In 2014, following the episodes described above, the International Capital Market Association – representing an array of interests – published model contracts with CACs that allow for restructuring on the basis of a single vote, and that clarify the pari passu clause to avoid the problems faced by Peru and Argentina.
The ICMA’s intent was to overcome the problem of holdouts, and its best option was the single-limb approach, which allows for multiple debt issuances to be resolved with a single supermajority vote. In the event, debtor governments, the International Monetary Fund, and creditors all embraced this innovation, making it the standard for new sovereign issuances (and for all EU sovereign issuances after 2022).
But vulture funds are not the only ones who can read contracts carefully.

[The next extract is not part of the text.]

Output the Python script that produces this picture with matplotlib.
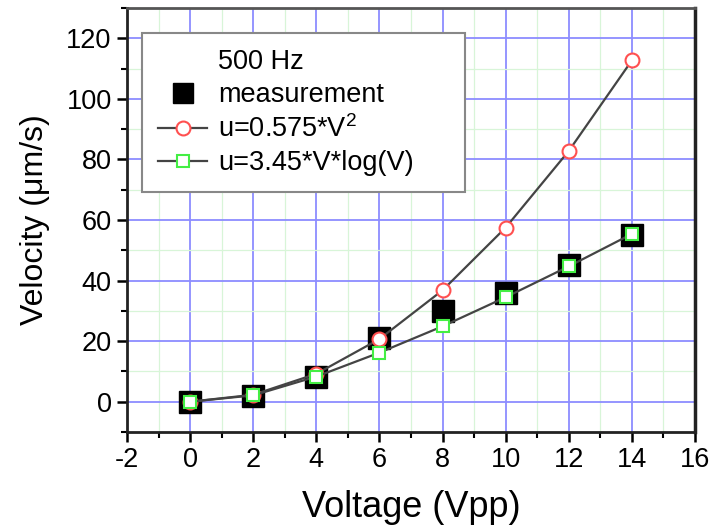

In debt-restructuring negotiations this year, Argentina used the new fine print to debut a “Pac-Man strategy” (so named for the classic arcade game where the eponymous hero must pick off dots one by one). As a debtor with multiple issuances that could not get a supermajority for a favorable outcome on all its debt at once, Argentina first settled with the creditors who were offering favorable terms. Only after that did it offer a vote for all creditors, improving the terms for the settled creditors slightly, thus boosting its chances of securing a supermajority over the totality of its issuances.
Alternatively, after the first vote, the debtor redesignates enough of the issuances as not being part of the first vote to achieve a supermajority with the rest. It settles with the holders of these issuances, offers them slightly better terms, and holds a new vote with all of the issuances.
How can we avert such shenanigans in the future? Even if we strengthen the contractual framework, debt contracts will always remain incomplete, with loopholes for wily debtors and creditors to find and exploit. Hence, resolving sovereign debt calls for official intervention in the form of a Sovereign Debt Restructuring Mechanism (SDRM), an independent body that would suspend payments during proceedings, protect debtors from creditor sanctions, and allow debtor governments to obtain new financing. It would also have to protect creditor interests, by ruling out methods like the Pac-Man and redesignation strategies. Finally, there would still need to be some mechanism to bind all creditors once a qualified majority of creditors has accepted a deal, as the ICMA has attempted to do with its model CACs.
Ultimately, there is no simple choice between rules and discretion. We need both strong rules and final recourse to the discretion of an SDRM, which could be managed by the IMF, the Bank for International Settlements, or some new entity created specifically for that purpose. It is time to get past the gunboats once and for all.